The Trump administration has proposed 25 percent tariffs on imports from China, targeting products in the aerospace, information and communication technology (ICT) segment and machinery, DBS noted, adding that’s raised trade war fears.
“There are reasons to worry that Taiwan is among the most vulnerable to a U.S.-China trade war, which might potentially focus on the high-tech sector,” DBS said in a note on Wednesday. It noted that about 40 percent of Taiwan’s exports head to the Chinese market, including Hong Kong, making it the second-highest share of exports to China in Asia after Hong Kong.
Additionally, Taiwan relies heavily of tech exports, with the ICT segment, which includes computers and electronics, accounting for around 40 percent of Taiwan’s exports and 20 percent of its gross domestic product (GDP), DBS said.
“Higher tariffs imposed by the U.S. on Chinese imports will directly hurt Taiwanese firms that have production bases in China,” DBS said, noting that the overseas production ratio for Taiwan-branded computers, laptops and mobile phones was as high as 90 percent.
Additionally, Taiwanese companies that supply intermediate goods to China, such as semiconductors, will take a hit, DBS said, noting around 55 percent of Taiwan’s electrical components exports go to China and Hong Kong.
Hold your horses
But DBS noted the impact of U.S. tariffs on China’s exports shouldn’t be overestimated as the end result could just be felt by U.S. consumers.

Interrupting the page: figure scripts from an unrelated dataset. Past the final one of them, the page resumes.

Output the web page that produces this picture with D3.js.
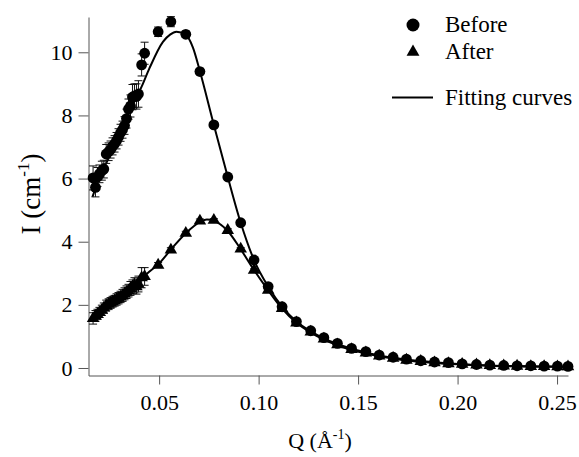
<!DOCTYPE html>
<html>
<head>
<meta charset="utf-8">
<script src="https://cdn.jsdelivr.net/npm/d3@7"></script>
<style>
  body { margin: 0; background: #fff; }
  svg { display: block; }
  text { font-family: "Liberation Serif", Tinos, "Times New Roman", Times, "DejaVu Serif", serif; fill: #000; }
</style>
</head>
<body>
<svg id="chart" width="579" height="457"></svg>
<script>
// Scattering vector Q (1/Å), shared by both measurements
const qValues = [
  0.0168, 0.0180, 0.0190, 0.0200, 0.0212, 0.0222, 0.0234, 0.0246, 0.0256, 0.0266,
  0.0276, 0.0286, 0.0296, 0.0306, 0.0316, 0.0326, 0.0336, 0.0346, 0.0356, 0.0366,
  0.0376, 0.0386, 0.0396, 0.0412, 0.0427,
  0.0495, 0.0559, 0.0634, 0.0705, 0.0775, 0.0845, 0.0910, 0.0977, 0.1048, 0.1118,
  0.1190, 0.1262, 0.1328, 0.1396, 0.1467, 0.1539, 0.1606, 0.1676, 0.1743, 0.1815,
  0.1884, 0.1954, 0.2023, 0.2095, 0.2162, 0.2232, 0.2299, 0.2368, 0.2435, 0.2502,
  0.2555
];

// Intensity I (1/cm) before treatment, with uncertainties
const beforeI = [
  6.02, 5.72, 6.05, 6.15, 6.25, 6.30, 6.78, 6.85, 6.92, 7.02,
  7.10, 7.20, 7.32, 7.45, 7.55, 7.68, 7.90, 8.20, 8.30, 8.58,
  8.62, 8.60, 8.68, 9.60, 9.97,
  10.65, 10.97, 10.57, 9.39, 7.70, 6.05, 4.60, 3.42, 2.58, 1.94,
  1.47, 1.18, 0.96, 0.78, 0.62, 0.52, 0.41, 0.34, 0.28, 0.23,
  0.19, 0.17, 0.13, 0.11, 0.09, 0.08, 0.07, 0.07, 0.06, 0.06,
  0.05
];
const beforeErr = [
  0.38, 0.30, 0.30, 0.28, 0.30, 0.28, 0.30, 0.28, 0.27, 0.27,
  0.26, 0.26, 0.26, 0.27, 0.27, 0.28, 0.30, 0.32, 0.35, 0.40,
  0.38, 0.40, 0.42, 0.35, 0.35,
  0.15, 0.16, 0.10, 0.10, 0.08, 0.07, 0.06, 0.05, 0.04, 0.04,
  0.03, 0.03, 0.03, 0.02, 0.02, 0.02, 0.02, 0.02, 0.02, 0.02,
  0.02, 0.02, 0.02, 0.02, 0.02, 0.02, 0.02, 0.02, 0.02, 0.02,
  0.02
];

// Intensity I (1/cm) after treatment, with uncertainties
const afterI = [
  1.57, 1.65, 1.70, 1.76, 1.83, 1.90, 1.98, 2.02, 2.06, 2.10,
  2.13, 2.17, 2.21, 2.25, 2.30, 2.35, 2.40, 2.45, 2.52, 2.57,
  2.62, 2.58, 2.66, 2.86, 2.90,
  3.26, 3.74, 4.27, 4.66, 4.68, 4.36, 3.77, 3.10, 2.47, 1.89,
  1.43, 1.14, 0.92, 0.74, 0.59, 0.48, 0.38, 0.31, 0.25, 0.21,
  0.17, 0.14, 0.12, 0.10, 0.08, 0.07, 0.06, 0.05, 0.05, 0.04,
  0.04
];
const afterErr = [
  0.18, 0.17, 0.16, 0.16, 0.16, 0.16, 0.17, 0.17, 0.17, 0.17,
  0.17, 0.18, 0.18, 0.18, 0.19, 0.19, 0.20, 0.20, 0.22, 0.22,
  0.24, 0.24, 0.25, 0.32, 0.28,
  0.08, 0.07, 0.06, 0.06, 0.05, 0.05, 0.04, 0.04, 0.03, 0.03,
  0.03, 0.02, 0.02, 0.02, 0.02, 0.02, 0.02, 0.02, 0.02, 0.02,
  0.02, 0.02, 0.02, 0.02, 0.02, 0.02, 0.02, 0.02, 0.02, 0.02,
  0.02
];

// Model fits
const fitBeforeQ = [0.0165, 0.020, 0.025, 0.030, 0.035, 0.0412, 0.0451, 0.052, 0.0555, 0.0587,
  0.0634, 0.067, 0.0705, 0.0775, 0.0845, 0.091, 0.0977, 0.1048, 0.1118, 0.119,
  0.1262, 0.1328, 0.1396, 0.1467, 0.1539, 0.1606, 0.1743, 0.1884, 0.2023, 0.2162,
  0.2299, 0.2435, 0.2555];
const fitBeforeI = [5.42, 6.02, 6.70, 7.42, 8.13, 8.91, 9.49, 10.34, 10.56, 10.65,
  10.55, 10.15, 9.40, 7.70, 6.05, 4.60, 3.42, 2.58, 1.94, 1.47,
  1.16, 0.94, 0.76, 0.61, 0.49, 0.40, 0.27, 0.18, 0.12, 0.08,
  0.06, 0.05, 0.04];
const fitAfterQ = [0.0165, 0.020, 0.025, 0.030, 0.035, 0.040, 0.045, 0.0495, 0.0559, 0.0634,
  0.0705, 0.074, 0.0775, 0.0845, 0.091, 0.0977, 0.1048, 0.1118, 0.119, 0.1262,
  0.1328, 0.1396, 0.1467, 0.1539, 0.1606, 0.1743, 0.1884, 0.2023, 0.2162, 0.2299,
  0.2435, 0.2555];
const fitAfterI = [1.55, 1.74, 2.02, 2.24, 2.48, 2.76, 3.05, 3.28, 3.75, 4.27,
  4.62, 4.70, 4.66, 4.34, 3.76, 3.10, 2.46, 1.88, 1.43, 1.12,
  0.90, 0.72, 0.57, 0.46, 0.37, 0.24, 0.16, 0.11, 0.07, 0.05,
  0.04, 0.03];

const xTicks = [0.05, 0.10, 0.15, 0.20, 0.25];
const yTicks = [0, 2, 4, 6, 8, 10];

const serif = '"Liberation Serif", Tinos, "Times New Roman", Times, "DejaVu Serif", serif';
const svg = d3.select("#chart");
const plot = { left: 88.5, right: 568, top: 17, bottom: 375.5 };

const x = d3.scaleLinear().domain([0.0145, 0.2555]).range([plot.left, plot.right]);
const y = d3.scaleLinear().domain([-0.238, 11.118]).range([plot.bottom, plot.top]);

const axisColor = "#555";

// Axes
const xAxis = svg.append("g")
  .attr("transform", `translate(0,${plot.bottom})`)
  .call(d3.axisBottom(x).tickValues(xTicks).tickFormat(d3.format(".2f")).tickSize(9).tickSizeOuter(0).tickPadding(18));
const yAxis = svg.append("g")
  .attr("transform", `translate(${plot.left},0)`)
  .call(d3.axisLeft(y).tickValues(yTicks).tickFormat(d3.format("d")).tickSize(10).tickSizeOuter(0).tickPadding(6));

[xAxis, yAxis].forEach(g => {
  g.attr("font-family", serif).attr("font-size", 22);
  g.select(".domain").attr("stroke", axisColor).attr("stroke-width", 1);
  g.selectAll(".tick line").attr("stroke", axisColor).attr("stroke-width", 1);
  g.selectAll(".tick text").attr("fill", "#000");
});
xAxis.selectAll(".tick text").attr("dy", "0.35em");

// Axis titles
svg.append("text")
  .attr("x", 320).attr("y", 448)
  .attr("text-anchor", "middle")
  .attr("font-family", serif)
  .attr("font-size", 22)
  .call(t => {
    t.append("tspan").text("Q (Å");
    t.append("tspan").attr("dy", -9).attr("font-size", 14).text("-1");
    t.append("tspan").attr("dy", 9).text(")");
  });

svg.append("text")
  .attr("transform", "translate(40,194) rotate(-90)")
  .attr("text-anchor", "middle")
  .attr("font-family", serif)
  .attr("font-size", 27)
  .call(t => {
    t.append("tspan").text("I (cm");
    t.append("tspan").attr("dy", -11).attr("font-size", 17).text("-1");
    t.append("tspan").attr("dy", 11).text(")");
  });

// Fitting curves
const line = d3.line().x(d => x(d[0])).y(d => y(d[1])).curve(d3.curveMonotoneX);
const fits = [d3.zip(fitBeforeQ, fitBeforeI), d3.zip(fitAfterQ, fitAfterI)];
svg.append("g").selectAll("path").data(fits).join("path")
  .attr("d", line)
  .attr("fill", "none")
  .attr("stroke", "#000")
  .attr("stroke-width", 2);

// Measured points with error bars
const beforeData = qValues.map((q, i) => ({ q, v: beforeI[i], e: beforeErr[i] }));
const afterData = qValues.map((q, i) => ({ q, v: afterI[i], e: afterErr[i] }));

function errorBars(data) {
  const g = svg.append("g").attr("stroke", "#111").attr("stroke-width", 1);
  g.selectAll("line.v").data(data).join("line").attr("class", "v")
    .attr("x1", d => x(d.q)).attr("x2", d => x(d.q))
    .attr("y1", d => y(d.v - d.e)).attr("y2", d => y(d.v + d.e));
  [-1, 1].forEach(s => {
    g.selectAll(`line.c${s}`).data(data).join("line").attr("class", `c${s}`)
      .attr("x1", d => x(d.q) - 4).attr("x2", d => x(d.q) + 4)
      .attr("y1", d => y(d.v + s * d.e)).attr("y2", d => y(d.v + s * d.e));
  });
}
errorBars(afterData);
errorBars(beforeData);

const tri = d3.symbol().type(d3.symbolTriangle).size(68);
svg.append("g").selectAll("path").data(afterData).join("path")
  .attr("transform", d => `translate(${x(d.q)},${y(d.v)})`)
  .attr("d", tri)
  .attr("fill", "#000");

svg.append("g").selectAll("circle").data(beforeData).join("circle")
  .attr("cx", d => x(d.q)).attr("cy", d => y(d.v))
  .attr("r", 5.4)
  .attr("fill", "#000");

// Legend
const legend = svg.append("g");
legend.append("circle").attr("cx", 413).attr("cy", 25).attr("r", 6.5).attr("fill", "#000");
legend.append("path").attr("transform", "translate(413,52)")
  .attr("d", d3.symbol().type(d3.symbolTriangle).size(72)).attr("fill", "#000");
legend.append("line").attr("x1", 392).attr("x2", 433).attr("y1", 97.5).attr("y2", 97.5)
  .attr("stroke", "#000").attr("stroke-width", 2);
const legendLabels = ["Before", "After", "Fitting curves"];
const legendY = [32, 59, 105];
legend.selectAll("text").data(legendLabels).join("text")
  .attr("x", 445).attr("y", (d, i) => legendY[i])
  .attr("font-family", serif)
  .attr("font-size", 23)
  .text(d => d);
</script>
</body>
</html>
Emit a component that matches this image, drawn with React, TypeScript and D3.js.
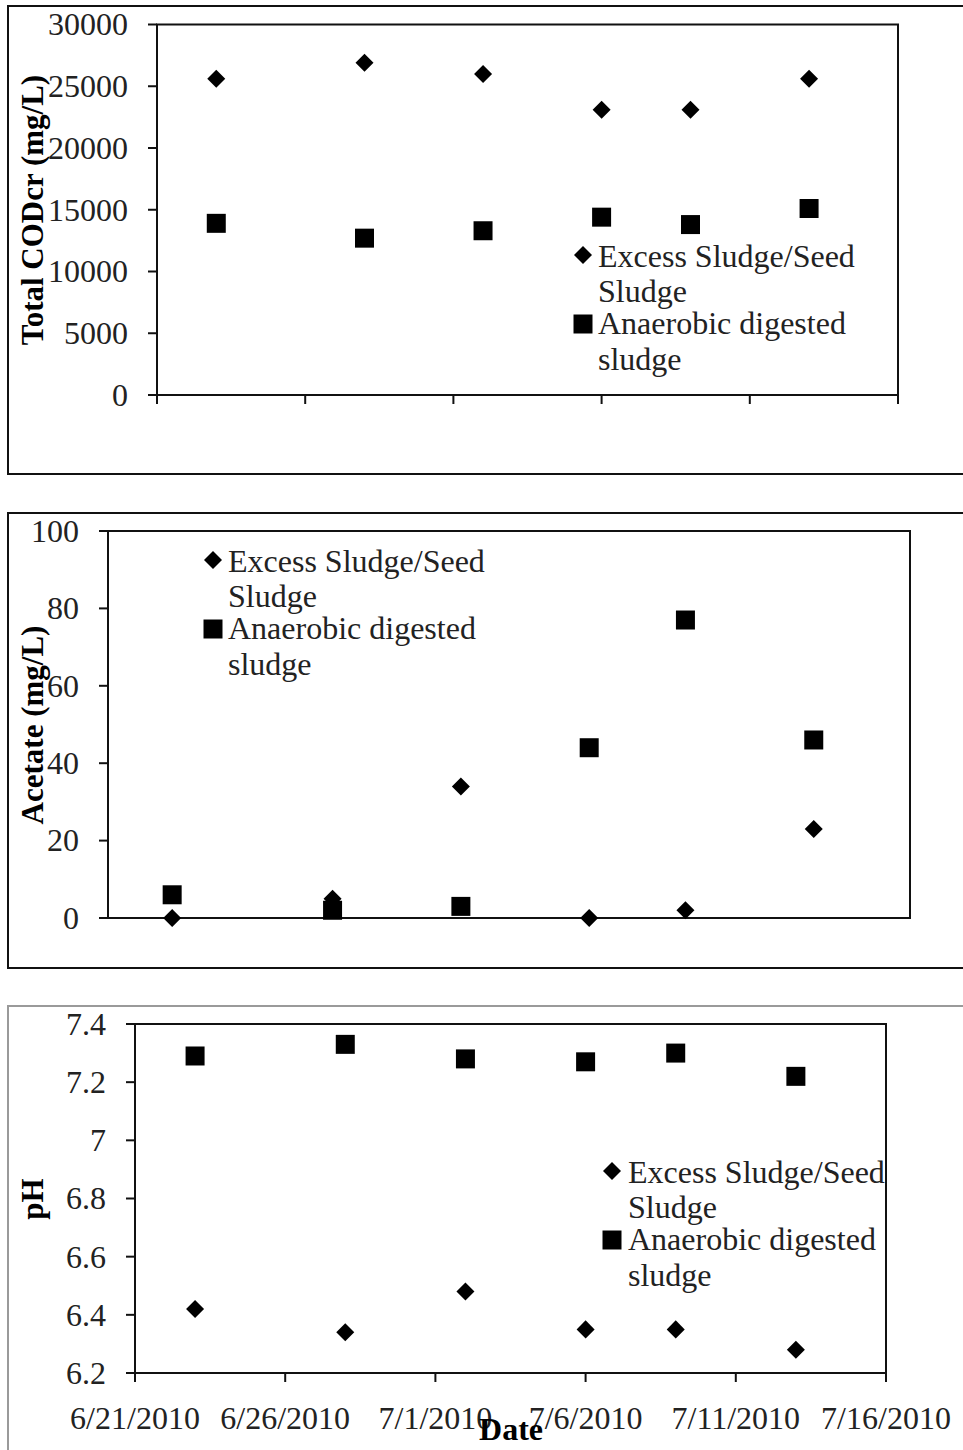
import React from "react";
import * as d3 from "d3";

// Sampling dates shared by all three panels
const sampleDates = ["2010-06-23", "2010-06-28", "2010-07-02", "2010-07-06", "2010-07-09", "2010-07-13"];
const dateDomain = ["2010-06-21", "2010-07-16"];
const dateTicks = ["2010-06-21", "2010-06-26", "2010-07-01", "2010-07-06", "2010-07-11", "2010-07-16"];

// Total CODcr (mg/L)
const codExcess = [25600, 26900, 26000, 23100, 23100, 25600];
const codAnaerobic = [13900, 12700, 13300, 14400, 13800, 15100];
const codTicks = [0, 5000, 10000, 15000, 20000, 25000, 30000];

// Acetate (mg/L)
const acetateExcess = [0, 5, 34, 0, 2, 23];
const acetateAnaerobic = [6, 2, 3, 44, 77, 46];
const acetateTicks = [0, 20, 40, 60, 80, 100];

// pH
const phExcess = [6.42, 6.34, 6.48, 6.35, 6.35, 6.28];
const phAnaerobic = [7.29, 7.33, 7.28, 7.27, 7.3, 7.22];
const phTicks = [6.2, 6.4, 6.6, 6.8, 7.0, 7.2, 7.4];

// Legend entries (wrapped over two lines each)
const legendExcess = ["Excess Sludge/Seed", "Sludge"];
const legendAnaerobic = ["Anaerobic digested", "sludge"];

const parseDate = d3.timeParse("%Y-%m-%d");
const formatDate = d3.timeFormat("%-m/%-d/%Y");

const FONT = "'Liberation Serif', 'Times New Roman', Times, serif";
const INK = "#111";

const diamondPath = d3.symbol(d3.symbolSquare, 162)() as string;
const squarePath = d3.symbol(d3.symbolSquare, 361)() as string;

type PanelProps = {
  frame: { x: number; y: number; w: number; h: number; stroke: string };
  plot: { left: number; right: number; top: number; bottom: number };
  yDomain: [number, number];
  yTicks: number[];
  yFormat: (v: number) => string;
  yTitle: string;
  yTitleCenter: number;
  excess: number[];
  anaerobic: number[];
  legend: { markerX: number; textX: number; baseline: number };
  showXTicks: boolean;
  showXLabels: boolean;
  xTitle?: { text: string; x: number; y: number };
};

function Diamond({ x, y }: { x: number; y: number }) {
  return <path d={diamondPath} transform={`translate(${x},${y}) rotate(45)`} fill="#000" />;
}

function Square({ x, y }: { x: number; y: number }) {
  return <path d={squarePath} transform={`translate(${x},${y})`} fill="#000" />;
}

function Panel(p: PanelProps) {
  const x = d3
    .scaleTime()
    .domain(dateDomain.map((d) => parseDate(d) as Date))
    .range([p.plot.left, p.plot.right]);
  const y = d3.scaleLinear().domain(p.yDomain).range([p.plot.bottom, p.plot.top]);
  const dates = sampleDates.map((d) => parseDate(d) as Date);
  const ticks = dateTicks.map((d) => parseDate(d) as Date);
  const lineOffsets = [0, 35, 67, 103];

  return (
    <g>
      {/* outer panel border */}
      <rect
        x={p.frame.x}
        y={p.frame.y}
        width={p.frame.w}
        height={p.frame.h}
        fill="#fff"
        stroke={p.frame.stroke}
        strokeWidth={2}
      />
      {/* plot frame */}
      <rect
        x={p.plot.left}
        y={p.plot.top}
        width={p.plot.right - p.plot.left}
        height={p.plot.bottom - p.plot.top}
        fill="none"
        stroke={INK}
        strokeWidth={2}
      />
      {/* y axis ticks and labels */}
      {p.yTicks.map((t) => (
        <g key={t}>
          <line x1={p.plot.left - 9} x2={p.plot.left} y1={y(t)} y2={y(t)} stroke={INK} strokeWidth={2} />
          <text
            x={p.plot.left - 29}
            y={y(t)}
            dy="0.34em"
            textAnchor="end"
            fontFamily={FONT}
            fontSize={32}
            fill="#222"
          >
            {p.yFormat(t)}
          </text>
        </g>
      ))}
      {/* x axis ticks */}
      {p.showXTicks &&
        ticks.map((t) => (
          <line
            key={+t}
            x1={x(t)}
            x2={x(t)}
            y1={p.plot.bottom}
            y2={p.plot.bottom + 9}
            stroke={INK}
            strokeWidth={2}
          />
        ))}
      {p.showXLabels &&
        ticks.map((t) => (
          <text
            key={+t}
            x={x(t)}
            y={p.plot.bottom + 56}
            textAnchor="middle"
            fontFamily={FONT}
            fontSize={32}
            fill="#222"
          >
            {formatDate(t)}
          </text>
        ))}
      {/* y axis title */}
      <text
        transform={`translate(43,${p.yTitleCenter}) rotate(-90)`}
        textAnchor="middle"
        fontFamily={FONT}
        fontWeight="bold"
        fontSize={31}
        fill="#000"
      >
        {p.yTitle}
      </text>
      {p.xTitle && (
        <text
          x={p.xTitle.x}
          y={p.xTitle.y}
          textAnchor="middle"
          fontFamily={FONT}
          fontWeight="bold"
          fontSize={32}
          fill="#000"
        >
          {p.xTitle.text}
        </text>
      )}
      {/* data points */}
      {dates.map((d, i) => (
        <Square key={`a${i}`} x={x(d)} y={y(p.anaerobic[i])} />
      ))}
      {dates.map((d, i) => (
        <Diamond key={`e${i}`} x={x(d)} y={y(p.excess[i])} />
      ))}
      {/* legend */}
      <g fontFamily={FONT} fontSize={32} fill="#222">
        <Diamond x={p.legend.markerX} y={p.legend.baseline - 12} />
        <Square x={p.legend.markerX} y={p.legend.baseline + lineOffsets[2] - 10} />
        {[...legendExcess, ...legendAnaerobic].map((line, i) => (
          <text key={i} x={p.legend.textX} y={p.legend.baseline + lineOffsets[i]}>
            {line}
          </text>
        ))}
      </g>
    </g>
  );
}

export default function App() {
  const fmtPlain = (v: number) => String(v);
  const fmtPh = (v: number) => d3.format("~g")(+v.toFixed(1));
  return (
    <svg
      width={963}
      height={1450}
      style={{ position: "absolute", left: 0, top: 0, background: "#fff" }}
    >
      <rect x={0} y={0} width={963} height={1450} fill="#fff" />
      <Panel
        frame={{ x: 8, y: 6, w: 980, h: 468, stroke: "#111" }}
        plot={{ left: 157, right: 898, top: 24.5, bottom: 395 }}
        yDomain={[0, 30000]}
        yTicks={codTicks}
        yFormat={fmtPlain}
        yTitle="Total CODcr (mg/L)"
        yTitleCenter={210}
        excess={codExcess}
        anaerobic={codAnaerobic}
        legend={{ markerX: 583, textX: 598, baseline: 267 }}
        showXTicks={true}
        showXLabels={false}
      />
      <Panel
        frame={{ x: 8, y: 513, w: 980, h: 455, stroke: "#111" }}
        plot={{ left: 108, right: 910, top: 531, bottom: 918 }}
        yDomain={[0, 100]}
        yTicks={acetateTicks}
        yFormat={fmtPlain}
        yTitle="Acetate (mg/L)"
        yTitleCenter={725}
        excess={acetateExcess}
        anaerobic={acetateAnaerobic}
        legend={{ markerX: 213, textX: 228, baseline: 572 }}
        showXTicks={false}
        showXLabels={false}
      />
      <Panel
        frame={{ x: 8, y: 1006, w: 980, h: 480, stroke: "#9a9a9a" }}
        plot={{ left: 135, right: 886, top: 1024, bottom: 1373 }}
        yDomain={[6.2, 7.4]}
        yTicks={phTicks}
        yFormat={fmtPh}
        yTitle="pH"
        yTitleCenter={1199}
        excess={phExcess}
        anaerobic={phAnaerobic}
        legend={{ markerX: 612, textX: 628, baseline: 1183 }}
        showXTicks={true}
        showXLabels={true}
        xTitle={{ text: "Date", x: 511, y: 1440 }}
      />
    </svg>
  );
}
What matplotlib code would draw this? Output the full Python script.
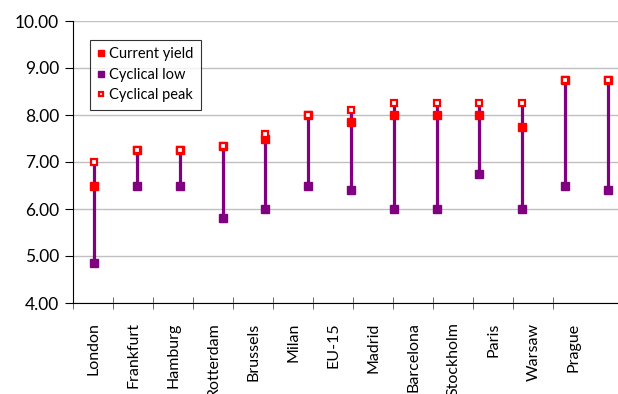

“Given China’s dominant position in global electronics manufacturing and the sophisticated nature of electronics supply chains, it may not be easy for alternative production bases – the U.S., Vietnam, or other Asian countries – to expand capacity in a short period of time to pick up the slack from China,” DBS said, noting China accounts for 31 percent of global ICT exports and 44 percent if Hong Kong is included.
“The immediate result of U.S. tariffs could be higher prices paid by U.S. consumers on China-made electronic products,” the bank said.
DBS added that it wasn’t clear how far the Trump administration would carry its trade war threats, so it kept its forecast for the Taiwan economy to grow 2.8 percent this year.